Every application we address seems to have its own peculiarities. So, this section is basic in concept. If we consider ozone as a form of combustion, the concept is better understood. Ozone does not eliminate the VOC threat. It modifies that gas to what we expect to be a less volatile or harmful form. Because of the reactive nature of ozone, we do not want to inject ozone into the workplace. It is best applied in the exhaust air system allowing the opportunity for ozone to mix with the gases prior to exhaust into the outside air.
Treating gases with VOCs does not preclude the need to filter particulates as part of the pre-treatment by ozone. In fact, ozone is likely most effective in the last stage of exhaust air treatment. Ozone is a rapid paced application that quickly reacts with the air exhausts.
Ozone should not be part of the exhaust process in a direct line application. It should be an injection process with a fan-driven fitting that flows into the exhaust air. Protect the ozone production equipment from dirty air, high humidity, and provide an area for routine maintenance. To prevent backup of the ozone gas, the system should use a forced air process with a fan to push ozonated air into the exhaust connection. The connection should be engineered so that exhaust air does not back up into the work areas if the ozone fan system is not engaged.

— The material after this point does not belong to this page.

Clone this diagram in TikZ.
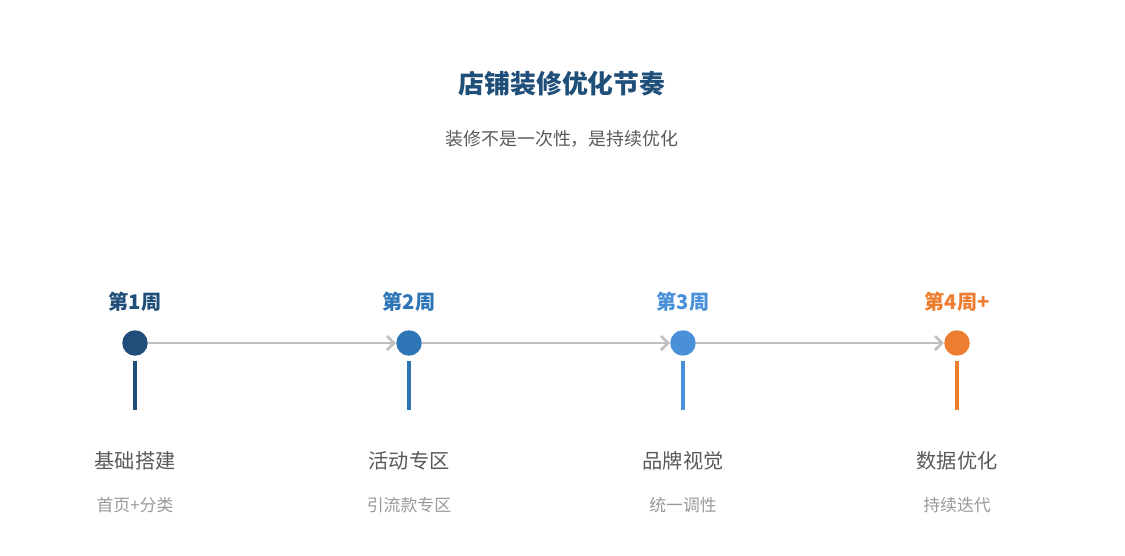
\documentclass[tikz,border=0pt]{standalone}
\usepackage{fontspec}
\setmainfont{Noto Sans CJK SC}
\usetikzlibrary{arrows.meta}
\definecolor{wkA}{HTML}{1F4E79}
\definecolor{wkB}{HTML}{2E75B6}
\definecolor{wkC}{HTML}{4A90D9}
\definecolor{wkD}{HTML}{ED7D31}
\definecolor{txtmain}{HTML}{595959}
\definecolor{txtsub}{HTML}{999999}
\definecolor{track}{HTML}{BFBFBF}
\tikzset{
  week/.style={font=\fontsize{11.5}{13}\selectfont\bfseries},
  dot/.style={circle, fill=#1, minimum size=14.5pt, inner sep=0pt},
  stem/.style={line width=2pt, draw=#1},
  phase/.style={font=\fontsize{11.5}{13}\selectfont, text=txtmain},
  note/.style={font=\fontsize{9.6}{11}\selectfont, text=txtsub},
  link/.style={draw=track, line width=1.5pt, -{Straight Barb[length=4pt]}}
}
\begin{document}
\begin{tikzpicture}[x=0.02cm, y=-0.02cm]
  \useasboundingbox (0,0) rectangle (1125,555);

  \node[font=\fontsize{14.7}{17}\selectfont\bfseries, text=wkA] (title) at (562,84) {店铺装修优化节奏};
  \node[font=\fontsize{10.2}{12}\selectfont, text=txtmain] (subtitle) at (562,139) {装修不是一次性，是持续优化};

  \foreach \x/\c/\w/\s/\n [count=\i] in {
      135/wkA/第1周/基础搭建/首页+分类,
      409/wkB/第2周/活动专区/引流款专区,
      683/wkC/第3周/品牌视觉/统一调性,
      957/wkD/第4周+/数据优化/持续迭代} {
    \node[week, text=\c] (w\i) at (\x,302) {\w};
    \node[dot=\c] (d\i) at (\x,343) {};
    \coordinate (top\i) at (\x,361);
    \coordinate (bot\i) at (\x,410);
    \draw[stem=\c] (top\i) -- (bot\i);
    \node[phase] (s\i) at (\x,461) {\s};
    \node[note] (n\i) at (\x,505) {\n};
  }

  \foreach \i/\j in {1/2, 2/3, 3/4}
    \draw[link] (d\i) -- (d\j);

\end{tikzpicture}
\end{document}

We find that it is difficult to be precise in estimating the amount of ozone injected into the exhaust. Fortunately, excess ozone from the exhaust is not a concern since it quickly reverts to normal O2. But, if using a basic CFM (cubic feet per minute) of air flow, start with 500 mg/hr of ozone for each 1000 CFM. This is by no means an scientific measure, but rather a starting point. The test of effectiveness is the measurement of the VOC levels in the final exhaust. Tune the system by an effectiveness measurement by adding or reducing ozone to achieve the desired VOC levels.